(Recorded information)
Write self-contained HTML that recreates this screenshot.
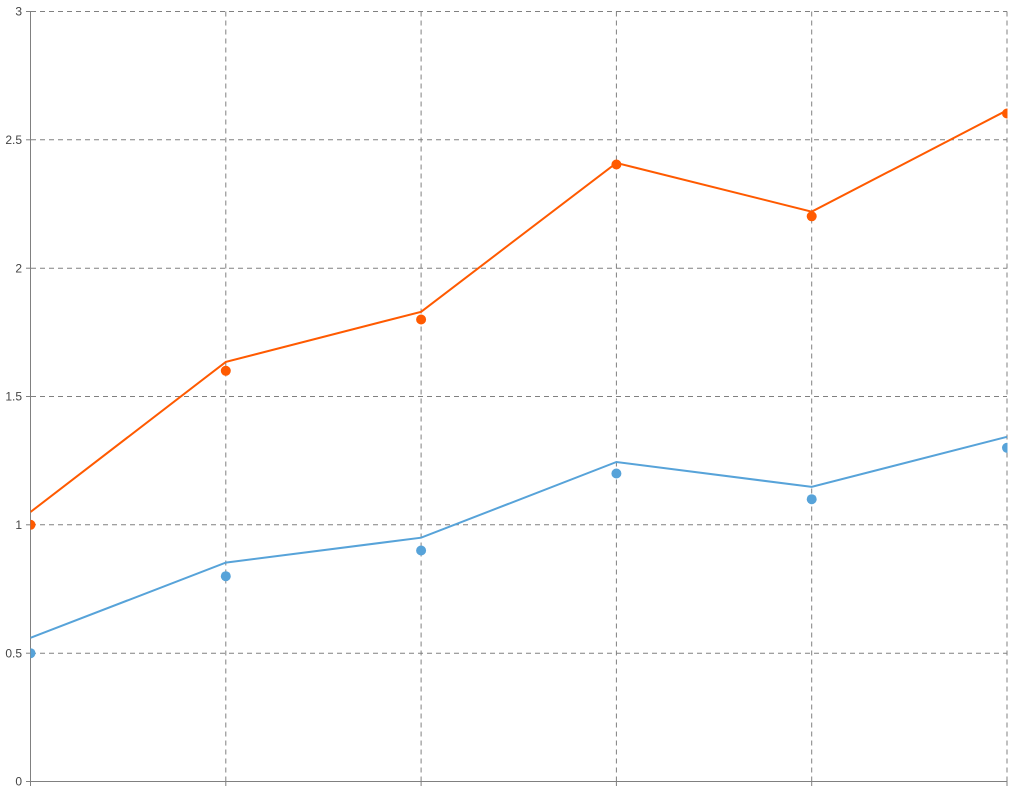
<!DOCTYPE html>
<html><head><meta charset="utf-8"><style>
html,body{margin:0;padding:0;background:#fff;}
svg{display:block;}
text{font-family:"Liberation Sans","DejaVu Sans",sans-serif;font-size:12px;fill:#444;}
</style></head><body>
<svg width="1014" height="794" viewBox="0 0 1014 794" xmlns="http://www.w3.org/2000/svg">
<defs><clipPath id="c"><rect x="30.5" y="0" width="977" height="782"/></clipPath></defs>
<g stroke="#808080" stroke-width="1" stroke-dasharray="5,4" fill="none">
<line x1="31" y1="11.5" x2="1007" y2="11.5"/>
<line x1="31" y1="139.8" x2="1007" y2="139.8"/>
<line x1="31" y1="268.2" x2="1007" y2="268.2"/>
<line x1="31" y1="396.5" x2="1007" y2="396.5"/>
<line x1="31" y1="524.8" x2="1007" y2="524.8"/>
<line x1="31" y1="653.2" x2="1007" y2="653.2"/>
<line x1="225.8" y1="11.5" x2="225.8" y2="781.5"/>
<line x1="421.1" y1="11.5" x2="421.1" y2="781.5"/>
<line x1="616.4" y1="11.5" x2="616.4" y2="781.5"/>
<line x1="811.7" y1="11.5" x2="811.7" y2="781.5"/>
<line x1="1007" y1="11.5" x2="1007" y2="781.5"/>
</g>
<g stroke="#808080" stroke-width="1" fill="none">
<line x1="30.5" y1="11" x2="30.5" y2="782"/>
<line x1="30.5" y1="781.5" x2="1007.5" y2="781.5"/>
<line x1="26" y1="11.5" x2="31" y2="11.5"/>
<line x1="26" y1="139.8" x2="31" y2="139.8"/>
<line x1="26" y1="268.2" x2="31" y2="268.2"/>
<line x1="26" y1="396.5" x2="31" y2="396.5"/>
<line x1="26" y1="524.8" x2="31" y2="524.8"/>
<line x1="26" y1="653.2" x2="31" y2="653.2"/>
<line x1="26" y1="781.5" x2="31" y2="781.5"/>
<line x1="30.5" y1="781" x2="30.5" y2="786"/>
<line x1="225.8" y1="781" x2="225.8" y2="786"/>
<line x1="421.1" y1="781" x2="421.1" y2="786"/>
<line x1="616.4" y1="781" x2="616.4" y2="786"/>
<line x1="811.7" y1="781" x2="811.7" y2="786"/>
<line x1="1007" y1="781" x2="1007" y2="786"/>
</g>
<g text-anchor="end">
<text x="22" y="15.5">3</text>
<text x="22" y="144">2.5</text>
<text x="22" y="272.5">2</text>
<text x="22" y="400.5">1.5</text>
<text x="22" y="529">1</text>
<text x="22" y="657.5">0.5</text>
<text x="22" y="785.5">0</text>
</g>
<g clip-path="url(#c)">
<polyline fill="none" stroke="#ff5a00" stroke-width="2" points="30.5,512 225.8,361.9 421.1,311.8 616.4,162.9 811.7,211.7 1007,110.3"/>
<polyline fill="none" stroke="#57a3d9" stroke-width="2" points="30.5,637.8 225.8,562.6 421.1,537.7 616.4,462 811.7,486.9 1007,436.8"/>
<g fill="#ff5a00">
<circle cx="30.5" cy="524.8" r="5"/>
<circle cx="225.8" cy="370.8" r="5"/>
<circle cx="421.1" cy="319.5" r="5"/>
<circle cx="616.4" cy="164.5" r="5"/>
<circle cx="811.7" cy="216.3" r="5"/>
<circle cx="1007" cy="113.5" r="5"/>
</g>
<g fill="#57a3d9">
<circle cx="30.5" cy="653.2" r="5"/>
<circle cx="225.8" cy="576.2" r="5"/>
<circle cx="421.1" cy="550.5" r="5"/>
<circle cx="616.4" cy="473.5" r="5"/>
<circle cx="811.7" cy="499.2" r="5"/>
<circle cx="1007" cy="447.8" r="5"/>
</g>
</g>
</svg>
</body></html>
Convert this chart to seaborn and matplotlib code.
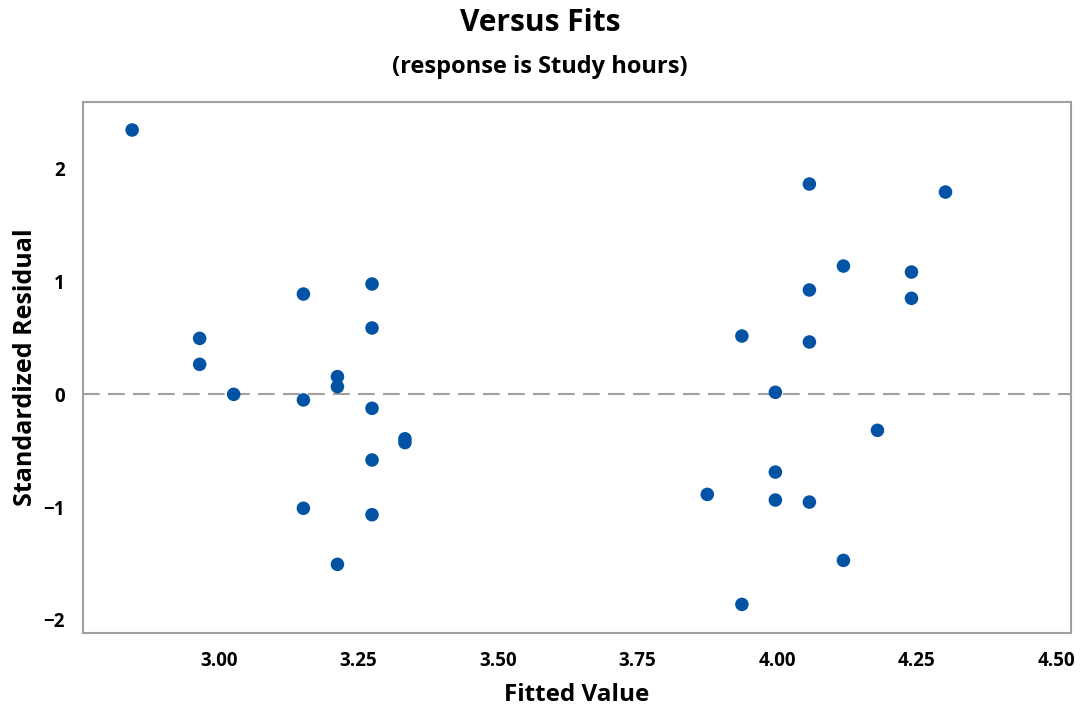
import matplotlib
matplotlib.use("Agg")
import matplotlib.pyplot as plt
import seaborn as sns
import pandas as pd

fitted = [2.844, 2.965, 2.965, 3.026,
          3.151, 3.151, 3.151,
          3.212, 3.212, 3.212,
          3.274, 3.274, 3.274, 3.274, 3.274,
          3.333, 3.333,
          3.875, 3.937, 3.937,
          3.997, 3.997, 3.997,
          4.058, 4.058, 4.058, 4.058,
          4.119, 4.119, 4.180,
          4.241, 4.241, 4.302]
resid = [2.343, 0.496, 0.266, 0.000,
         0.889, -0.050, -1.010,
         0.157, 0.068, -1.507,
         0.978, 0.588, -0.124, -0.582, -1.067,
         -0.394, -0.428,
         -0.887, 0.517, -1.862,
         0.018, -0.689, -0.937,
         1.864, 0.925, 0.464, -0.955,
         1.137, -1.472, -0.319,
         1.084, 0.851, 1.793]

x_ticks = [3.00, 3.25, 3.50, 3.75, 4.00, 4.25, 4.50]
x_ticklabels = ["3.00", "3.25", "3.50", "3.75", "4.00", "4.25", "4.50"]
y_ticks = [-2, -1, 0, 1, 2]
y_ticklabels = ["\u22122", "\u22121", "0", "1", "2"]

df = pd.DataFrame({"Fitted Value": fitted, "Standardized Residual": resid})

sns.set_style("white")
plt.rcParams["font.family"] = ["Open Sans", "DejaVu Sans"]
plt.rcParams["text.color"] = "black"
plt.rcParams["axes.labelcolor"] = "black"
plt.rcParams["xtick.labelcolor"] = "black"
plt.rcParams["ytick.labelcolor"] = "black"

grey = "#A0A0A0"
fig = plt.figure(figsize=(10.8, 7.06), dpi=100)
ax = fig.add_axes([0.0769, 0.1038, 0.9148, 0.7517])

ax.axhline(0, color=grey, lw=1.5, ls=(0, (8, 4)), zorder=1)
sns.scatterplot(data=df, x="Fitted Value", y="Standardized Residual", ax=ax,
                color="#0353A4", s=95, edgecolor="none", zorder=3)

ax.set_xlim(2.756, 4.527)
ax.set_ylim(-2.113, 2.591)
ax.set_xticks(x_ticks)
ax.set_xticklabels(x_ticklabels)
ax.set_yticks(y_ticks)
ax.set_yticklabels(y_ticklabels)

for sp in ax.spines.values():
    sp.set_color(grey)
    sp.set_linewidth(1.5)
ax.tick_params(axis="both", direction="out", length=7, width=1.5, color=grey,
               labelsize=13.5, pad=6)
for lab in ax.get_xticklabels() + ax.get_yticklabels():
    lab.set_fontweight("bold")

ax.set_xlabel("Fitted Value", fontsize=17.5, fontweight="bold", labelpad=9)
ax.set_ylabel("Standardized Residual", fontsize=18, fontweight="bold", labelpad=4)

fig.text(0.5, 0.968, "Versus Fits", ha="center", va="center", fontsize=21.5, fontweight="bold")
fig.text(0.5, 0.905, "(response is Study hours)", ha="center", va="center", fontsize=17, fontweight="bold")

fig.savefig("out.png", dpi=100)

(Written instruction)
Retype the listing exactly. Pictures do not belong in the copy.

(Task solution)
Write self-contained HTML that recreates this screenshot.
<!DOCTYPE html>
<html><head><meta charset="utf-8"><style>
html,body{margin:0;padding:0;background:#fff;}
svg{display:block;}
text{font-family:"Liberation Sans","DejaVu Sans",sans-serif;font-size:12px;fill:#444;}
</style></head><body>
<svg width="1014" height="794" viewBox="0 0 1014 794" xmlns="http://www.w3.org/2000/svg">
<defs><clipPath id="c"><rect x="30.5" y="0" width="977" height="782"/></clipPath></defs>
<g stroke="#808080" stroke-width="1" stroke-dasharray="5,4" fill="none">
<line x1="31" y1="11.5" x2="1007" y2="11.5"/>
<line x1="31" y1="139.8" x2="1007" y2="139.8"/>
<line x1="31" y1="268.2" x2="1007" y2="268.2"/>
<line x1="31" y1="396.5" x2="1007" y2="396.5"/>
<line x1="31" y1="524.8" x2="1007" y2="524.8"/>
<line x1="31" y1="653.2" x2="1007" y2="653.2"/>
<line x1="225.8" y1="11.5" x2="225.8" y2="781.5"/>
<line x1="421.1" y1="11.5" x2="421.1" y2="781.5"/>
<line x1="616.4" y1="11.5" x2="616.4" y2="781.5"/>
<line x1="811.7" y1="11.5" x2="811.7" y2="781.5"/>
<line x1="1007" y1="11.5" x2="1007" y2="781.5"/>
</g>
<g stroke="#808080" stroke-width="1" fill="none">
<line x1="30.5" y1="11" x2="30.5" y2="782"/>
<line x1="30.5" y1="781.5" x2="1007.5" y2="781.5"/>
<line x1="26" y1="11.5" x2="31" y2="11.5"/>
<line x1="26" y1="139.8" x2="31" y2="139.8"/>
<line x1="26" y1="268.2" x2="31" y2="268.2"/>
<line x1="26" y1="396.5" x2="31" y2="396.5"/>
<line x1="26" y1="524.8" x2="31" y2="524.8"/>
<line x1="26" y1="653.2" x2="31" y2="653.2"/>
<line x1="26" y1="781.5" x2="31" y2="781.5"/>
<line x1="30.5" y1="781" x2="30.5" y2="786"/>
<line x1="225.8" y1="781" x2="225.8" y2="786"/>
<line x1="421.1" y1="781" x2="421.1" y2="786"/>
<line x1="616.4" y1="781" x2="616.4" y2="786"/>
<line x1="811.7" y1="781" x2="811.7" y2="786"/>
<line x1="1007" y1="781" x2="1007" y2="786"/>
</g>
<g text-anchor="end">
<text x="22" y="15.5">3</text>
<text x="22" y="144">2.5</text>
<text x="22" y="272.5">2</text>
<text x="22" y="400.5">1.5</text>
<text x="22" y="529">1</text>
<text x="22" y="657.5">0.5</text>
<text x="22" y="785.5">0</text>
</g>
<g clip-path="url(#c)">
<polyline fill="none" stroke="#ff5a00" stroke-width="2" points="30.5,512 225.8,361.9 421.1,311.8 616.4,162.9 811.7,211.7 1007,110.3"/>
<polyline fill="none" stroke="#57a3d9" stroke-width="2" points="30.5,637.8 225.8,562.6 421.1,537.7 616.4,462 811.7,486.9 1007,436.8"/>
<g fill="#ff5a00">
<circle cx="30.5" cy="524.8" r="5"/>
<circle cx="225.8" cy="370.8" r="5"/>
<circle cx="421.1" cy="319.5" r="5"/>
<circle cx="616.4" cy="164.5" r="5"/>
<circle cx="811.7" cy="216.3" r="5"/>
<circle cx="1007" cy="113.5" r="5"/>
</g>
<g fill="#57a3d9">
<circle cx="30.5" cy="653.2" r="5"/>
<circle cx="225.8" cy="576.2" r="5"/>
<circle cx="421.1" cy="550.5" r="5"/>
<circle cx="616.4" cy="473.5" r="5"/>
<circle cx="811.7" cy="499.2" r="5"/>
<circle cx="1007" cy="447.8" r="5"/>
</g>
</g>
</svg>
</body></html>
Convert this chart to seaborn and matplotlib code.
import matplotlib
matplotlib.use("Agg")
import matplotlib.pyplot as plt
import seaborn as sns
import pandas as pd

fitted = [2.844, 2.965, 2.965, 3.026,
          3.151, 3.151, 3.151,
          3.212, 3.212, 3.212,
          3.274, 3.274, 3.274, 3.274, 3.274,
          3.333, 3.333,
          3.875, 3.937, 3.937,
          3.997, 3.997, 3.997,
          4.058, 4.058, 4.058, 4.058,
          4.119, 4.119, 4.180,
          4.241, 4.241, 4.302]
resid = [2.343, 0.496, 0.266, 0.000,
         0.889, -0.050, -1.010,
         0.157, 0.068, -1.507,
         0.978, 0.588, -0.124, -0.582, -1.067,
         -0.394, -0.428,
         -0.887, 0.517, -1.862,
         0.018, -0.689, -0.937,
         1.864, 0.925, 0.464, -0.955,
         1.137, -1.472, -0.319,
         1.084, 0.851, 1.793]

x_ticks = [3.00, 3.25, 3.50, 3.75, 4.00, 4.25, 4.50]
x_ticklabels = ["3.00", "3.25", "3.50", "3.75", "4.00", "4.25", "4.50"]
y_ticks = [-2, -1, 0, 1, 2]
y_ticklabels = ["\u22122", "\u22121", "0", "1", "2"]

df = pd.DataFrame({"Fitted Value": fitted, "Standardized Residual": resid})

sns.set_style("white")
plt.rcParams["font.family"] = ["Open Sans", "DejaVu Sans"]
plt.rcParams["text.color"] = "black"
plt.rcParams["axes.labelcolor"] = "black"
plt.rcParams["xtick.labelcolor"] = "black"
plt.rcParams["ytick.labelcolor"] = "black"

grey = "#A0A0A0"
fig = plt.figure(figsize=(10.8, 7.06), dpi=100)
ax = fig.add_axes([0.0769, 0.1038, 0.9148, 0.7517])

ax.axhline(0, color=grey, lw=1.5, ls=(0, (8, 4)), zorder=1)
sns.scatterplot(data=df, x="Fitted Value", y="Standardized Residual", ax=ax,
                color="#0353A4", s=95, edgecolor="none", zorder=3)

ax.set_xlim(2.756, 4.527)
ax.set_ylim(-2.113, 2.591)
ax.set_xticks(x_ticks)
ax.set_xticklabels(x_ticklabels)
ax.set_yticks(y_ticks)
ax.set_yticklabels(y_ticklabels)

for sp in ax.spines.values():
    sp.set_color(grey)
    sp.set_linewidth(1.5)
ax.tick_params(axis="both", direction="out", length=7, width=1.5, color=grey,
               labelsize=13.5, pad=6)
for lab in ax.get_xticklabels() + ax.get_yticklabels():
    lab.set_fontweight("bold")

ax.set_xlabel("Fitted Value", fontsize=17.5, fontweight="bold", labelpad=9)
ax.set_ylabel("Standardized Residual", fontsize=18, fontweight="bold", labelpad=4)

fig.text(0.5, 0.968, "Versus Fits", ha="center", va="center", fontsize=21.5, fontweight="bold")
fig.text(0.5, 0.905, "(response is Study hours)", ha="center", va="center", fontsize=17, fontweight="bold")

fig.savefig("out.png", dpi=100)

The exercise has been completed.